DATA EXCERPT:
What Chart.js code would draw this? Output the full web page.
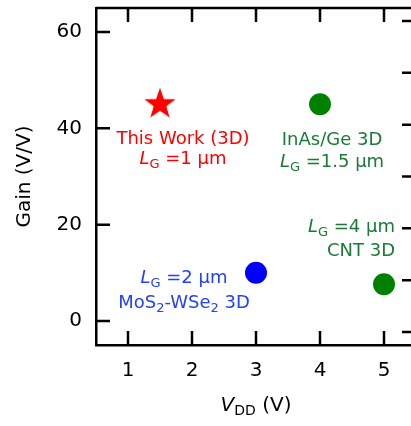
<!DOCTYPE html>
<html>
<head>
<meta charset="utf-8">
<script src="https://cdn.jsdelivr.net/npm/chart.js@4.4.1/dist/chart.umd.min.js"></script>
<style>
html, body { margin: 0; padding: 0; background: #fff; overflow: hidden; }
#wrap { width: 411px; height: 426px; overflow: hidden; }
#gain-chart { display: block; margin-top: -8px; }
</style>
</head>
<body>
<div id="wrap"><canvas id="gain-chart" width="432" height="434"></canvas></div>
<script>
// values
const vdd = [1.5, 4, 3, 5];
const gain = [45, 45, 10, 7.6];
const devices = ['This Work (3D)', 'InAs/Ge 3D', 'MoS2-WSe2 3D', 'CNT 3D'];
const gateLength = ['1', '1.5', '2', '4'];
const xTicks = [1, 2, 3, 4, 5];
const yTicks = [0, 20, 40, 60];
const rightTicks = [0, 1, 2, 3, 4, 5, 6];

const FONT = '"DejaVu Sans"';
const markColors = ['#ff0000', '#008000', '#0000ff', '#008000'];
const textColors = ['#ff0000', '#1a7a36', '#2340ff', '#1a7a36'];

// text runs, one array per line (it = italic, sub = subscript)
function lgLine(len) {
    return [{t: 'L', it: true}, {t: 'G', sub: true}, {t: ' =' + len + ' μm'}];
}
const labelLines = [
    [[{t: devices[0]}], lgLine(gateLength[0])],
    [[{t: devices[1]}], lgLine(gateLength[1])],
    [lgLine(gateLength[2]), [{t: 'MoS'}, {t: '2', sub: true}, {t: '-WSe'}, {t: '2', sub: true}, {t: ' 3D'}]],
    [lgLine(gateLength[3]), [{t: devices[3]}]]
];
// placement of each label relative to its marker (px)
const labelPlace = [
    {dx: 23, dy: [40, 60], align: 'center'},
    {dx: 12, dy: [41, 63], align: 'center'},
    {dx: -72, dy: [10, 35], align: 'center'},
    {dx: 11, dy: [-52, -28], align: 'right'}
];

function starImage(color) {
    const c = document.createElement('canvas');
    c.width = 36; c.height = 36;
    const g = c.getContext('2d');
    const R = 16.5, r = 6.6, cx = 18, cy = 18;
    g.beginPath();
    for (let k = 0; k < 10; k++) {
        const rad = k % 2 === 0 ? R : r;
        const a = -Math.PI / 2 + k * Math.PI / 5;
        const px = cx + rad * Math.cos(a), py = cy + rad * Math.sin(a);
        if (k === 0) g.moveTo(px, py); else g.lineTo(px, py);
    }
    g.closePath();
    g.fillStyle = color;
    g.fill();
    return c;
}

function drawRuns(ctx, runs, x, y, align, size, color) {
    const fontOf = run => {
        const s = run.sub ? Math.round(size * 0.72) : size;
        return (run.it ? 'italic ' : '') + s + 'px ' + FONT;
    };
    let total = 0;
    const widths = runs.map(run => {
        ctx.font = fontOf(run);
        const w = ctx.measureText(run.t).width;
        total += w;
        return w;
    });
    let cx = align === 'center' ? x - total / 2 : align === 'right' ? x - total : x;
    ctx.fillStyle = color;
    ctx.textBaseline = 'alphabetic';
    ctx.textAlign = 'left';
    runs.forEach((run, i) => {
        ctx.font = fontOf(run);
        ctx.fillText(run.t, cx, y + (run.sub ? size * 0.22 : 0));
        cx += widths[i];
    });
}

const framePlugin = {
    id: 'frame',
    afterDraw(chart) {
        const ctx = chart.ctx;
        const area = chart.chartArea;
        const xs = chart.scales.x, ys = chart.scales.y, y2 = chart.scales.y2;
        const tl = 14;
        ctx.save();
        ctx.strokeStyle = '#000';
        ctx.lineWidth = 2.5;
        ctx.beginPath();
        ctx.moveTo(area.left, area.top);
        ctx.lineTo(area.right, area.top);
        ctx.lineTo(area.right, area.bottom);
        ctx.stroke();
        ctx.beginPath();
        xTicks.forEach(v => {
            const px = xs.getPixelForValue(v);
            ctx.moveTo(px, area.bottom); ctx.lineTo(px, area.bottom - tl);
            ctx.moveTo(px, area.top); ctx.lineTo(px, area.top + tl);
        });
        yTicks.forEach(v => {
            const py = ys.getPixelForValue(v);
            ctx.moveTo(area.left, py); ctx.lineTo(area.left + tl, py);
        });
        rightTicks.forEach(v => {
            const py = y2.getPixelForValue(v);
            ctx.moveTo(area.right, py); ctx.lineTo(area.right - tl, py);
        });
        ctx.stroke();

        // point labels
        const meta = chart.getDatasetMeta(0);
        meta.data.forEach((pt, i) => {
            const p = labelPlace[i];
            labelLines[i].forEach((line, j) => {
                drawRuns(ctx, line, pt.x + p.dx, pt.y + p.dy[j], p.align, 18, textColors[i]);
            });
        });

        // axis titles (canvas is shifted up 8px by css)
        const midX = (area.left + area.right) / 2;
        drawRuns(ctx, [{t: 'V', it: true}, {t: 'DD', sub: true}, {t: ' (V)'}], midX, 419, 'center', 20, '#000');
        ctx.translate(30, (area.top + area.bottom) / 2);
        ctx.rotate(-Math.PI / 2);
        drawRuns(ctx, [{t: 'Gain (V/V)'}], 0, 0, 'center', 20, '#000');
        ctx.restore();
    }
};

function noPad(s) {
    s.paddingTop = 0; s.paddingBottom = 0;
    s.paddingLeft = 0; s.paddingRight = 0;
}

const ctx = document.getElementById('gain-chart').getContext('2d');
const tickFont = {family: FONT, size: 20};
const myChart = new Chart(ctx, {
    type: 'scatter',
    data: {
        datasets: [{
            data: vdd.map((v, i) => ({x: v, y: gain[i]})),
            pointStyle: [starImage(markColors[0]), 'circle', 'circle', 'circle'],
            pointRadius: [16, 11, 11, 11],
            backgroundColor: markColors,
            borderColor: markColors,
            borderWidth: 0
        }]
    },
    options: {
        responsive: false,
        animation: false,
        events: [],
        layout: {padding: 0},
        plugins: {legend: {display: false}, tooltip: {enabled: false}},
        scales: {
            x: {
                type: 'linear',
                position: 'bottom',
                min: 0.5,
                max: 5.5,
                afterBuildTicks: s => { s.ticks = xTicks.map(v => ({value: v})); },
                ticks: {font: tickFont, color: '#000', padding: 14, maxRotation: 0},
                grid: {display: false, drawTicks: false},
                border: {display: true, color: '#000', width: 2.5},
                afterFit: s => { s.height = 81; noPad(s); }
            },
            y: {
                type: 'linear',
                position: 'left',
                min: -5,
                max: 65,
                afterBuildTicks: s => { s.ticks = yTicks.map(v => ({value: v})); },
                ticks: {font: tickFont, color: '#000', padding: 14},
                grid: {display: false, drawTicks: false},
                border: {display: true, color: '#000', width: 2.5},
                afterFit: s => { s.width = 96; noPad(s); }
            },
            y2: {
                type: 'linear',
                position: 'right',
                min: -0.25,
                max: 6.25,
                afterBuildTicks: s => { s.ticks = rightTicks.map(v => ({value: v})); },
                ticks: {display: false},
                grid: {display: false, drawTicks: false},
                border: {display: false},
                afterFit: s => { s.width = 13; noPad(s); }
            }
        }
    },
    plugins: [framePlugin]
});
</script>
</body>
</html>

YOUR INSTRUCTIONS: Write out the whole listing again, exactly, with no pictures.

RESPONSE:
What Chart.js code would draw this? Output the full web page.
<!DOCTYPE html>
<html>
<head>
<meta charset="utf-8">
<script src="https://cdn.jsdelivr.net/npm/chart.js@4.4.1/dist/chart.umd.min.js"></script>
<style>
html, body { margin: 0; padding: 0; background: #fff; overflow: hidden; }
#wrap { width: 411px; height: 426px; overflow: hidden; }
#gain-chart { display: block; margin-top: -8px; }
</style>
</head>
<body>
<div id="wrap"><canvas id="gain-chart" width="432" height="434"></canvas></div>
<script>
// values
const vdd = [1.5, 4, 3, 5];
const gain = [45, 45, 10, 7.6];
const devices = ['This Work (3D)', 'InAs/Ge 3D', 'MoS2-WSe2 3D', 'CNT 3D'];
const gateLength = ['1', '1.5', '2', '4'];
const xTicks = [1, 2, 3, 4, 5];
const yTicks = [0, 20, 40, 60];
const rightTicks = [0, 1, 2, 3, 4, 5, 6];

const FONT = '"DejaVu Sans"';
const markColors = ['#ff0000', '#008000', '#0000ff', '#008000'];
const textColors = ['#ff0000', '#1a7a36', '#2340ff', '#1a7a36'];

// text runs, one array per line (it = italic, sub = subscript)
function lgLine(len) {
    return [{t: 'L', it: true}, {t: 'G', sub: true}, {t: ' =' + len + ' μm'}];
}
const labelLines = [
    [[{t: devices[0]}], lgLine(gateLength[0])],
    [[{t: devices[1]}], lgLine(gateLength[1])],
    [lgLine(gateLength[2]), [{t: 'MoS'}, {t: '2', sub: true}, {t: '-WSe'}, {t: '2', sub: true}, {t: ' 3D'}]],
    [lgLine(gateLength[3]), [{t: devices[3]}]]
];
// placement of each label relative to its marker (px)
const labelPlace = [
    {dx: 23, dy: [40, 60], align: 'center'},
    {dx: 12, dy: [41, 63], align: 'center'},
    {dx: -72, dy: [10, 35], align: 'center'},
    {dx: 11, dy: [-52, -28], align: 'right'}
];

function starImage(color) {
    const c = document.createElement('canvas');
    c.width = 36; c.height = 36;
    const g = c.getContext('2d');
    const R = 16.5, r = 6.6, cx = 18, cy = 18;
    g.beginPath();
    for (let k = 0; k < 10; k++) {
        const rad = k % 2 === 0 ? R : r;
        const a = -Math.PI / 2 + k * Math.PI / 5;
        const px = cx + rad * Math.cos(a), py = cy + rad * Math.sin(a);
        if (k === 0) g.moveTo(px, py); else g.lineTo(px, py);
    }
    g.closePath();
    g.fillStyle = color;
    g.fill();
    return c;
}

function drawRuns(ctx, runs, x, y, align, size, color) {
    const fontOf = run => {
        const s = run.sub ? Math.round(size * 0.72) : size;
        return (run.it ? 'italic ' : '') + s + 'px ' + FONT;
    };
    let total = 0;
    const widths = runs.map(run => {
        ctx.font = fontOf(run);
        const w = ctx.measureText(run.t).width;
        total += w;
        return w;
    });
    let cx = align === 'center' ? x - total / 2 : align === 'right' ? x - total : x;
    ctx.fillStyle = color;
    ctx.textBaseline = 'alphabetic';
    ctx.textAlign = 'left';
    runs.forEach((run, i) => {
        ctx.font = fontOf(run);
        ctx.fillText(run.t, cx, y + (run.sub ? size * 0.22 : 0));
        cx += widths[i];
    });
}

const framePlugin = {
    id: 'frame',
    afterDraw(chart) {
        const ctx = chart.ctx;
        const area = chart.chartArea;
        const xs = chart.scales.x, ys = chart.scales.y, y2 = chart.scales.y2;
        const tl = 14;
        ctx.save();
        ctx.strokeStyle = '#000';
        ctx.lineWidth = 2.5;
        ctx.beginPath();
        ctx.moveTo(area.left, area.top);
        ctx.lineTo(area.right, area.top);
        ctx.lineTo(area.right, area.bottom);
        ctx.stroke();
        ctx.beginPath();
        xTicks.forEach(v => {
            const px = xs.getPixelForValue(v);
            ctx.moveTo(px, area.bottom); ctx.lineTo(px, area.bottom - tl);
            ctx.moveTo(px, area.top); ctx.lineTo(px, area.top + tl);
        });
        yTicks.forEach(v => {
            const py = ys.getPixelForValue(v);
            ctx.moveTo(area.left, py); ctx.lineTo(area.left + tl, py);
        });
        rightTicks.forEach(v => {
            const py = y2.getPixelForValue(v);
            ctx.moveTo(area.right, py); ctx.lineTo(area.right - tl, py);
        });
        ctx.stroke();

        // point labels
        const meta = chart.getDatasetMeta(0);
        meta.data.forEach((pt, i) => {
            const p = labelPlace[i];
            labelLines[i].forEach((line, j) => {
                drawRuns(ctx, line, pt.x + p.dx, pt.y + p.dy[j], p.align, 18, textColors[i]);
            });
        });

        // axis titles (canvas is shifted up 8px by css)
        const midX = (area.left + area.right) / 2;
        drawRuns(ctx, [{t: 'V', it: true}, {t: 'DD', sub: true}, {t: ' (V)'}], midX, 419, 'center', 20, '#000');
        ctx.translate(30, (area.top + area.bottom) / 2);
        ctx.rotate(-Math.PI / 2);
        drawRuns(ctx, [{t: 'Gain (V/V)'}], 0, 0, 'center', 20, '#000');
        ctx.restore();
    }
};

function noPad(s) {
    s.paddingTop = 0; s.paddingBottom = 0;
    s.paddingLeft = 0; s.paddingRight = 0;
}

const ctx = document.getElementById('gain-chart').getContext('2d');
const tickFont = {family: FONT, size: 20};
const myChart = new Chart(ctx, {
    type: 'scatter',
    data: {
        datasets: [{
            data: vdd.map((v, i) => ({x: v, y: gain[i]})),
            pointStyle: [starImage(markColors[0]), 'circle', 'circle', 'circle'],
            pointRadius: [16, 11, 11, 11],
            backgroundColor: markColors,
            borderColor: markColors,
            borderWidth: 0
        }]
    },
    options: {
        responsive: false,
        animation: false,
        events: [],
        layout: {padding: 0},
        plugins: {legend: {display: false}, tooltip: {enabled: false}},
        scales: {
            x: {
                type: 'linear',
                position: 'bottom',
                min: 0.5,
                max: 5.5,
                afterBuildTicks: s => { s.ticks = xTicks.map(v => ({value: v})); },
                ticks: {font: tickFont, color: '#000', padding: 14, maxRotation: 0},
                grid: {display: false, drawTicks: false},
                border: {display: true, color: '#000', width: 2.5},
                afterFit: s => { s.height = 81; noPad(s); }
            },
            y: {
                type: 'linear',
                position: 'left',
                min: -5,
                max: 65,
                afterBuildTicks: s => { s.ticks = yTicks.map(v => ({value: v})); },
                ticks: {font: tickFont, color: '#000', padding: 14},
                grid: {display: false, drawTicks: false},
                border: {display: true, color: '#000', width: 2.5},
                afterFit: s => { s.width = 96; noPad(s); }
            },
            y2: {
                type: 'linear',
                position: 'right',
                min: -0.25,
                max: 6.25,
                afterBuildTicks: s => { s.ticks = rightTicks.map(v => ({value: v})); },
                ticks: {display: false},
                grid: {display: false, drawTicks: false},
                border: {display: false},
                afterFit: s => { s.width = 13; noPad(s); }
            }
        }
    },
    plugins: [framePlugin]
});
</script>
</body>
</html>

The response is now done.